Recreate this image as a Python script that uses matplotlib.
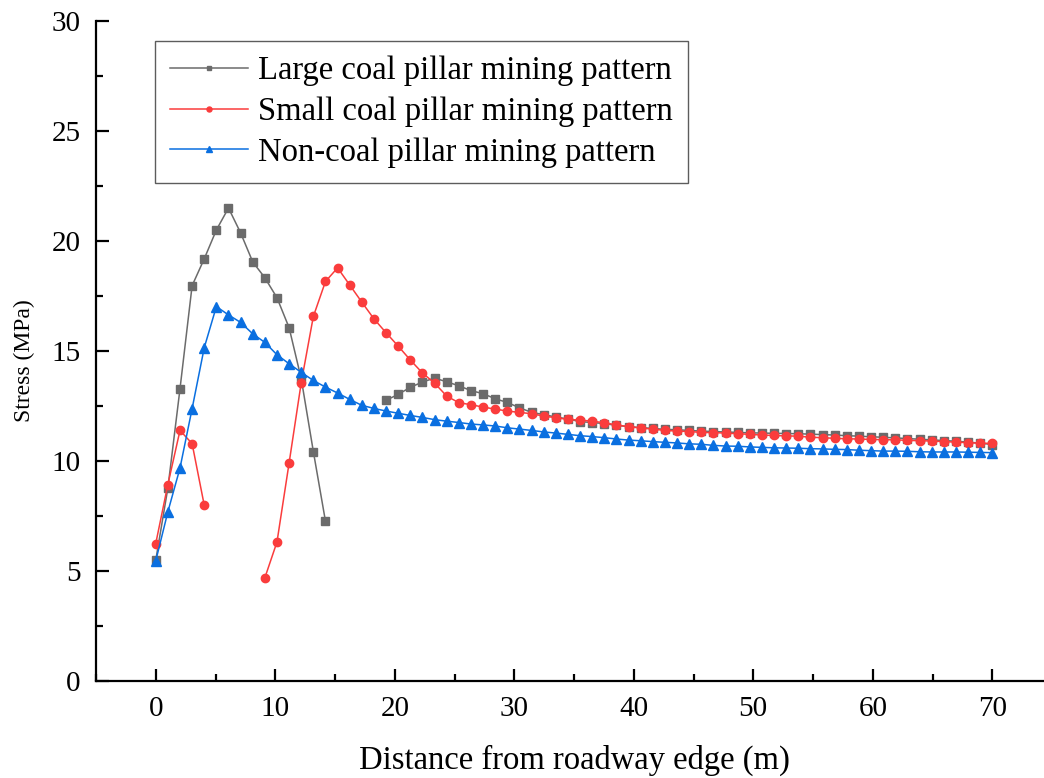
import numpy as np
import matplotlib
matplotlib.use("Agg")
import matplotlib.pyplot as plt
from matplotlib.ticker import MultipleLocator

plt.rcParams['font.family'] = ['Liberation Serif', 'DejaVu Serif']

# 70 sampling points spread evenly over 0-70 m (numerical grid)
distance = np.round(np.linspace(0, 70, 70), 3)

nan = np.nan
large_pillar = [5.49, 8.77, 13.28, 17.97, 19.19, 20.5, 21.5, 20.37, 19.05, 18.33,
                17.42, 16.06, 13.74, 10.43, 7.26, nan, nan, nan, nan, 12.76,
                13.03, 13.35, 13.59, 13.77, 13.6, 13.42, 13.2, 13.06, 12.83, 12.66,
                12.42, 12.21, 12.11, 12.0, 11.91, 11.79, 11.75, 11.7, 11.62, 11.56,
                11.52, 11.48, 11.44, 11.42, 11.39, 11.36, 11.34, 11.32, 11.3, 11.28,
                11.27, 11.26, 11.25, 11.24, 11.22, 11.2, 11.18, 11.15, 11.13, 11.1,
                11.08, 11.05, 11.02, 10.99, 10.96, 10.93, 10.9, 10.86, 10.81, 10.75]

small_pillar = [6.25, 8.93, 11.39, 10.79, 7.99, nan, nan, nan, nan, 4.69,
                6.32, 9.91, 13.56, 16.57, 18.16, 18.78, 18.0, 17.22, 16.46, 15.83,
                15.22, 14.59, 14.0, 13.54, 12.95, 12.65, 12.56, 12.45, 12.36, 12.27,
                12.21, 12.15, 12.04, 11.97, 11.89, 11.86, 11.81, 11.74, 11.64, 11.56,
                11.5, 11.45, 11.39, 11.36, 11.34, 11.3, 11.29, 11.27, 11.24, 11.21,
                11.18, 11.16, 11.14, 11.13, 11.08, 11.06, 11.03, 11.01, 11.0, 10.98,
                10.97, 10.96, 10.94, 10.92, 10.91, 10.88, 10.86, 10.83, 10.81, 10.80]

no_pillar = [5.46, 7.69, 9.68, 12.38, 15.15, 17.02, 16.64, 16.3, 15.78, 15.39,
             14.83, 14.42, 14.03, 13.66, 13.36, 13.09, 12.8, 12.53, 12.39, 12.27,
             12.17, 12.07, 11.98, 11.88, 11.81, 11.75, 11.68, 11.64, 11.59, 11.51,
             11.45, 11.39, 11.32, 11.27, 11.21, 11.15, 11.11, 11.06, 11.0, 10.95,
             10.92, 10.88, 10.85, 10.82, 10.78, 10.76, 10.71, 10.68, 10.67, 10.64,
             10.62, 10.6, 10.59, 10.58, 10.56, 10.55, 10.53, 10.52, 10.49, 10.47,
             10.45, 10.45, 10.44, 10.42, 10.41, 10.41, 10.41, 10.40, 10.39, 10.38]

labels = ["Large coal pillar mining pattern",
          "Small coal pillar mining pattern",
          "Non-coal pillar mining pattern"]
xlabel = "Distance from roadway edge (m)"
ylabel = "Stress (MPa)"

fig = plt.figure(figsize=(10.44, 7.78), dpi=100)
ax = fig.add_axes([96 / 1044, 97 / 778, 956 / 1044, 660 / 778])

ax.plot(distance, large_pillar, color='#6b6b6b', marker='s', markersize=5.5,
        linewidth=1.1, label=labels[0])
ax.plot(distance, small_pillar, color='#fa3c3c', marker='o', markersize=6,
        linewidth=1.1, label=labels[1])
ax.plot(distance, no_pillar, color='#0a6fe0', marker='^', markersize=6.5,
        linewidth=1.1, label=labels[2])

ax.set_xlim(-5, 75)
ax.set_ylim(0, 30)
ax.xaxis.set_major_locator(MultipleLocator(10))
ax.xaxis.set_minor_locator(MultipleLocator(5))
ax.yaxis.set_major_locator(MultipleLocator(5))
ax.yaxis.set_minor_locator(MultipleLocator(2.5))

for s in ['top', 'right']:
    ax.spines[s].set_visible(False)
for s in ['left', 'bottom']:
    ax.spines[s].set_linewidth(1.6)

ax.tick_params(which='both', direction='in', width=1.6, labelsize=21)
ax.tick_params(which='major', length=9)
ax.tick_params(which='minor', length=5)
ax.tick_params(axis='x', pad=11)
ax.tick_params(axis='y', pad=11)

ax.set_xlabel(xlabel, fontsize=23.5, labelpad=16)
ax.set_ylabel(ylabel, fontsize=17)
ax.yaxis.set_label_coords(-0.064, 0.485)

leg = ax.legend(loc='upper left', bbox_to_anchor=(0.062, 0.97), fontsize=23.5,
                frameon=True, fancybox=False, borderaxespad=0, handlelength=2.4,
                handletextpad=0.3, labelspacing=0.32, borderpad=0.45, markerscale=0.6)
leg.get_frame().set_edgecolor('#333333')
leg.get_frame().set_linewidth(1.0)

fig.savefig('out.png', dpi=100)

========================================================================

**Task to complete**
With all pictures left out, please transcribe exactly the lines from the start of the material through the line with "plt.rcParams['font.family'] = ['Liberation".

**Result of this task**
Recreate this image as a Python script that uses matplotlib.
import numpy as np
import matplotlib
matplotlib.use("Agg")
import matplotlib.pyplot as plt
from matplotlib.ticker import MultipleLocator

plt.rcParams['font.family'] = ['Liberation Serif', 'DejaVu Serif']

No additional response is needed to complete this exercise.